One of the bigger stories heading into this offseason was how Iowa planned to replace its top three receivers who have all either entered the NFL Draft or graduated.

It’s definitely something that could be cause for some concern, however, many of the receivers who will see significant action next year have spent considerable time with quarterback Nate Stanley and offensive coordinator Brian Ferentz, and that’s certainly an edge.

“It’s a huge advantage,” wide receiver Brandon Smith said. “Since we’re getting used to each other, he knows how I run my routes and I’m used to how he throws the ball. We’re getting a lot better chemistry.”

That chemistry has manifested itself in practice as well, as Smith noted that he and Stanley are able to communicate well non-verbally.

“[Tuesday] I had a little slice route and I knew the corner was playing off and I kind of side-eyed Nate and I already knew the ball was coming to me,” he said. “It’s good to have that kind of chemistry.”

Smith also credited redshirt freshmen Nico Ragaini and Tyrone Tracy Jr. for showing the most growth this spring.

Versatility key in competitive secondary

Last year, Iowa’s secondary, specifically the corner position, was plagued by injuries. That resulted in more playing time than expected for freshman corners Julius Brents and Riley Moss.

The Hawkeyes return those two, along with their original starting corners in Michael Ojemudia and Matt Hankins.

All of those players saw significant playing time last year, and it has all of them hungry for more action in 2019.

That’s why Ojemudia believes the cornerback room is overflowing with competition.

“Our group is especially talented,” he said. “That’s why I think our group is the most competitive on the team. So that makes Coach [Phil] Parker’s job harder to put the right defense on the field, but that’s our job.”

Parker’s job has also been made tougher this offseason as he tries to adapt to the ever-changing landscape that is college offenses.

Versatility played a critical role in last year’s team, and Parker is hoping for even more of that in order to stay current.

“We have to adapt because we’re facing more spread teams and we can’t do the same things that we’ve done in the past like put a linebacker on a slot [receiver],” Ojemudia said. “So kudos to Coach Parker for adapting to the new style of offense.”

Who’s behind Stanley?

There’s not much deliberation over who will be Iowa’s quarterback next season, as Stanley returns for his senior year after two solid seasons under center.

But the race for the No. 2 spot behind him seems to be heating up, and according to Peyton Mansell – Stanley’s backup last year – it has made for quite the atmosphere in the quarterback room.

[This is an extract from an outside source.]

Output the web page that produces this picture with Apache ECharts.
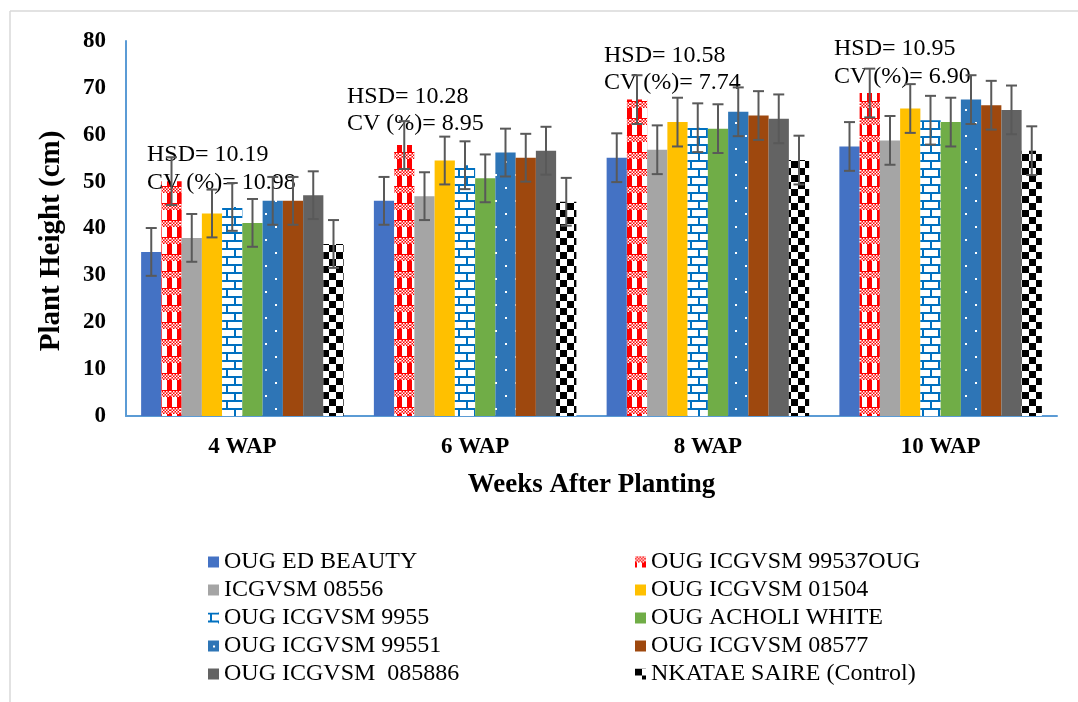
<!DOCTYPE html>
<html>
<head>
<meta charset="utf-8">
<script src="https://cdn.jsdelivr.net/npm/echarts@6/dist/echarts.min.js"></script>
<style>
html,body{margin:0;padding:0;background:#fff;}
#main{width:1078px;height:702px;}
</style>
</head>
<body>
<div id="main"></div>
<script>
// ---------- DATA ----------
const categories = ['4 WAP', '6 WAP', '8 WAP', '10 WAP'];
const seriesNames = [
  'OUG ED BEAUTY', 'OUG ICGVSM 99537OUG', 'ICGVSM 08556', 'OUG ICGVSM 01504',
  'OUG ICGVSM 9955', 'OUG ACHOLI WHITE', 'OUG ICGVSM 99551', 'OUG ICGVSM 08577',
  'OUG ICGVSM  085886', 'NKATAE SAIRE (Control)'
];
const edBeauty   = [35.0, 45.9, 55.1, 57.5];
const icg99537   = [50.1, 57.8, 67.5, 68.9];
const icg08556   = [38.0, 46.9, 56.8, 58.8];
const icg01504   = [43.2, 54.5, 62.7, 65.6];
const icg9955    = [44.6, 53.5, 61.5, 63.1];
const acholi     = [41.2, 50.7, 61.3, 62.7];
const icg99551   = [45.9, 56.2, 64.9, 67.5];
const icg08577   = [45.9, 55.1, 64.1, 66.3];
const icg085886  = [47.1, 56.6, 63.4, 65.3];
const nkatae     = [36.7, 45.7, 54.6, 56.6];
const errorHalf  = [5.1, 5.1, 5.2, 5.2];
const hsdLabels  = ['10.19', '10.28', '10.58', '10.95'];
const cvLabels   = ['10.98', '8.95', '7.74', '6.90'];
const yTicks     = [0, 80, 10]; // min, max, interval

const allValues = [edBeauty, icg99537, icg08556, icg01504, icg9955, acholi, icg99551, icg08577, icg085886, nkatae];

// ---------- PATTERNS ----------
function makeCanvas(w, h, draw) {
  const c = document.createElement('canvas');
  c.width = w; c.height = h;
  const ctx = c.getContext('2d');
  draw(ctx, w, h);
  return c;
}
const ginghamRed = makeCanvas(10, 17, (ctx) => {
  ctx.fillStyle = '#FF0000'; ctx.fillRect(0, 0, 10, 17);
  ctx.fillStyle = '#ffffff'; ctx.fillRect(2, 6, 5, 10);
  for (let y = 0; y < 5; y += 1.5) {
    for (let x = 0; x < 10; x += 1.5) {
      if ((Math.round(x / 1.5) + Math.round(y / 1.5)) % 2 === 0) {
        ctx.fillStyle = '#ffffff'; ctx.fillRect(x, y, 1.5, 1.5);
      }
    }
  }
});
const brickBlue = makeCanvas(16, 16, (ctx) => {
  ctx.fillStyle = '#ffffff'; ctx.fillRect(0, 0, 16, 16);
  ctx.fillStyle = '#0070C0';
  ctx.fillRect(0, 0, 16, 2);
  ctx.fillRect(0, 8, 16, 2);
  ctx.fillRect(2, 2, 2, 6);
  ctx.fillRect(10, 10, 2, 6);
});
const dottedBlue = makeCanvas(20, 26, (ctx) => {
  ctx.fillStyle = '#2E75B6'; ctx.fillRect(0, 0, 20, 26);
  ctx.fillStyle = '#ffffff';
  ctx.fillRect(5, 5, 2, 2);
  ctx.fillRect(15, 18, 2, 2);
});
const checkerBlack = makeCanvas(14, 14, (ctx) => {
  ctx.fillStyle = '#ffffff'; ctx.fillRect(0, 0, 14, 14);
  ctx.fillStyle = '#000000';
  ctx.fillRect(0, 0, 7, 7);
  ctx.fillRect(7, 7, 7, 7);
});

const seriesColors = [
  '#4472C4',
  { image: ginghamRed, repeat: 'repeat' },
  '#A5A5A5',
  '#FFC000',
  { image: brickBlue, repeat: 'repeat' },
  '#70AD47',
  { image: dottedBlue, repeat: 'repeat' },
  '#9E480E',
  '#636363',
  { image: checkerBlack, repeat: 'repeat' }
];

const FONT = 'Liberation Serif';
const GAP = 0.13;
const NBARS = allValues.length;

const series = [];
allValues.forEach((vals, i) => {
  series.push({
    name: seriesNames[i],
    type: 'bar',
    data: vals,
    barGap: '0%',
    barCategoryGap: (GAP * 100) + '%',
    itemStyle: { color: seriesColors[i] },
    z: 2
  });
});
allValues.forEach((vals, i) => {
  series.push({
    type: 'custom',
    z: 5,
    silent: true,
    encode: { x: 0, y: 1 },
    data: vals.map((v, k) => [k, v, errorHalf[k]]),
    renderItem: function (params, api) {
      const k = api.value(0), v = api.value(1), e = api.value(2);
      const c = api.coord([k, v]);
      const band = api.size([1, 0])[0];
      const groupW = band * (1 - GAP);
      const bw = groupW / NBARS;
      const x = c[0] - groupW / 2 + (i + 0.5) * bw;
      const top = api.coord([k, v + e])[1];
      const bot = api.coord([k, v - e])[1];
      const cap = 5.5;
      const st = { stroke: '#595959', lineWidth: 2 };
      return {
        type: 'group',
        children: [
          { type: 'line', shape: { x1: x, y1: top, x2: x, y2: bot }, style: st },
          { type: 'line', shape: { x1: x - cap, y1: top, x2: x + cap, y2: top }, style: st },
          { type: 'line', shape: { x1: x - cap, y1: bot, x2: x + cap, y2: bot }, style: st }
        ]
      };
    }
  });
});

const annotPos = [[147, 155, 183], [347, 97, 124], [604, 56, 83], [834, 49, 77]];
const graphics = [
  { type: 'line', shape: { x1: 10, y1: 11, x2: 10, y2: 702 }, style: { stroke: '#d9d9d9', lineWidth: 1.5 }, silent: true },
  { type: 'line', shape: { x1: 10, y1: 11, x2: 1078, y2: 11 }, style: { stroke: '#d9d9d9', lineWidth: 1.5 }, silent: true },
  { type: 'text', x: 52, y: 241, rotation: Math.PI / 2, z: 3,
    style: { text: 'Plant Height (cm)', fontFamily: FONT, fontSize: 29, fontWeight: 'bold', fill: '#000',
             textAlign: 'center', textVerticalAlign: 'middle' } }
];
categories.forEach((c, k) => {
  const p = annotPos[k];
  graphics.push({ type: 'text', x: p[0], y: p[1], z: 3,
    style: { text: 'HSD= ' + hsdLabels[k], fontFamily: FONT, fontSize: 24, fill: '#000', textVerticalAlign: 'middle' } });
  graphics.push({ type: 'text', x: p[0], y: p[2], z: 3,
    style: { text: 'CV (%)= ' + cvLabels[k], fontFamily: FONT, fontSize: 24, fill: '#000', textVerticalAlign: 'middle' } });
});

const legendCommon = {
  orient: 'vertical',
  itemWidth: 11,
  itemHeight: 11,
  itemGap: 4,
  icon: 'rect',
  textStyle: { fontFamily: FONT, fontSize: 24, color: '#000', lineHeight: 24 },
  selectedMode: false
};

const option = {
  animation: false,
  backgroundColor: '#ffffff',
  textStyle: { fontFamily: FONT },
  grid: { left: 126, right: 21, top: 41, bottom: 286, containLabel: false },
  legend: [
    Object.assign({}, legendCommon, { left: 203, top: 545, data: seriesNames.filter((_, i) => i % 2 === 0) }),
    Object.assign({}, legendCommon, { left: 630, top: 545, data: seriesNames.filter((_, i) => i % 2 === 1) })
  ],
  xAxis: {
    type: 'category',
    data: categories,
    name: 'Weeks After Planting',
    nameLocation: 'middle',
    nameGap: 56,
    nameTextStyle: { fontFamily: FONT, fontSize: 27, fontWeight: 'bold', color: '#000' },
    axisLine: { lineStyle: { color: '#5B9BD5', width: 2 } },
    axisTick: { show: false },
    axisLabel: { fontFamily: FONT, fontSize: 23, fontWeight: 'bold', color: '#000', margin: 20 }
  },
  yAxis: {
    type: 'value',
    min: yTicks[0], max: yTicks[1], interval: yTicks[2],
    axisLine: { show: true, lineStyle: { color: '#5B9BD5', width: 2 } },
    axisTick: { show: false },
    splitLine: { show: false },
    axisLabel: { fontFamily: FONT, fontSize: 23, fontWeight: 'bold', color: '#000', margin: 20 }
  },
  graphic: graphics,
  series: series
};

const chart = echarts.init(document.getElementById('main'), null, { renderer: 'canvas' });
chart.setOption(option);
</script>
</body>
</html>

“I think this is probably one of the better QB rooms we’ve had in a while just because everybody’s is such a baller,” Mansell said. “Everyone’s going in and making great plays. It’s nice to be able to go out and compete with people you’re friends with.”

There’s certainly no harm in having a skilled quarterback room. After all, injuries are no stranger to football.

It also bodes well for Stanley inevitable departure after next season.